Ein wütender, unaufhaltsamer Mob stürmt den US-Kongress in Washington, bedroht gewählte Volksvertreter*innen und Sicherheitskräfte. Auf seinem wüsten und chaotischen Zug durch das Kapitol richtet er nicht nur sachlichen Schaden an. Viele Menschen, die sich im Gebäude befinden, bangen um ihr Leben. Es liegt in den Händen von teils rechtsextremen Trump-Anhängern. Es gibt an diesem Mittwoch mehr als 700 Festnahmen, unzählige Verletzte, fünf Tote. Die Szenen, die sich auch schnell in den sozialen Medien verbreiten, gleichen denen aus einem Hollywood-Film. Und selbst für die politisch sehr gespaltenen USA ist dieser direkte Angriff auf die Demokratie ein Novum.
Taz-Journalist Sebastian ERB ist an diesem 6. Januar 2021 knapp 7.000 Kilometer von den Geschehnissen entfernt. Er verfolgt die Bilder vom Kapitol in den Nachrichten, in den vergangenen Jahren hat er sich besonders mit Rechtsextremismus und anderen Problemen in deutschen Sicherheitsbehörden beschäftigt. Für die Aufarbeitung des Sturms auf das Kapitol und besonders des Sicherheitsversagens werden in den kommenden Wochen zwar US-Kollegen zuständig sein, dennoch stellt sich ERB gleich mehrere Fragen. Auch, weil es nur wenige Monate zuvor einen versuchten Sturm auf den Reichstag in Berlin durch Querdenker*innen gegeben hatte: Wer sind eigentlich die Frauen und Männer, die den deutschen Reichstag und seine Mitarbeiter im Notfall verteidigen? Ist er ausreichend geschützt? Und hat das Parlament womöglich ein Problem mit Demokratiefeinden in der eigenen Verwaltung?
"Hitlergruß im Bundestag"
Gut sechs Monate investigative, sorgfältig aufbereitete Recherchearbeit später erfuhren viele Deutsche überhaupt erstmals von der sogenannten Bundestagspolizei, dessen 210 Beamt*innen das Parlament im Notfall mit Waffen verteidigen soll. Die Recherche brachte aber noch viel mehr ans Tageslicht: Hitlergrüße im Pausenraum, das Aufrufen zu Querdenker-Demos oder Engagements in Reichsbürgerparteien. Und das alles inmitten der Polizeibehörde, die den Bundestag im Zweifelsfall auch vor rechtsextremen Angriffen schützen muss. Die Rechercheerkenntnisse schlugen hohe Wellen. Nach etlichen Entlassungen und weiteren weitreichenden Veränderungen in der Struktur der Bundestagspolizei wurde nun auch die Recherche selbst geehrt. Sebastian ERB erhielt gemeinsam mit Kersten AUGUSTIN beim diesjährigen Wächterpreis den zweiten Preis. Es ist nicht seine erste Auszeichnung für außergewöhnliche Recherche-Arbeit. Doch von Anfang an.

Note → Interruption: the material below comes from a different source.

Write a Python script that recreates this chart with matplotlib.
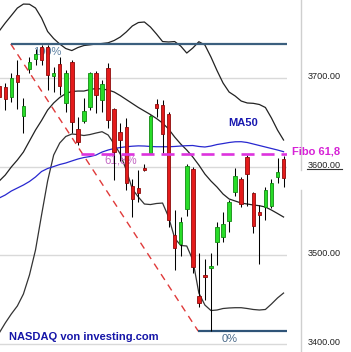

Geboren und aufgewachsen in Karlsruhe, widmete sich Sebastian ERB schon früh und in ganz klassischer Weise dem Journalismus. Er schrieb in seiner Jugend für die Schulzeitung, nahm an Projekten der Jugendpresse Deutschland teil und probierte sich bei der Lokalzeitung aus. Schon damals widmete er sich bevorzugt bundespolitischen Themen: „Ich versuchte direkt, kritischen Journalismus zu machen und Dinge anzustoßen“. Sein folgender Freiwilligendienst in Nicaragua entfachte eine Liebe zum südamerikanischen Kontinent, die noch heute tief in seinem Leben und seiner Arbeit verwurzelt ist. Immer wieder berichtet er von dort, von Patagonien bis nach Kuba. Seine Vorlieben aus seiner Jugend prägten also bereits den Recherche-Experten Sebastian ERB grundlegend, den wir heute kennen.
Nach seiner Zeit in Nicaragua studierte der heute 38-Jährige Sozialwissenschaften in Düsseldorf und Brüssel. Seinen Master im Fach Journalismus machte er anschließend in Kombination mit Ausbildung an der deutschen Journalistenschule an der Ludwig-Maximilians-Universität in München. Nur theoretisch gestaltete sich seine Studienzeit aber nicht. Nebenbei machte er diverse Praktika und war als freier Mitarbeiter für eine Nachrichtenagentur tätig. Zudem kamen auch erste Veröffentlichungen von Auslands-Reportagen für die taz dazu. Für die überregionale Tageszeitung aus Berlin machte er damals schon seine ersten Schritte als freier Journalist, unter anderem in Print und Radio.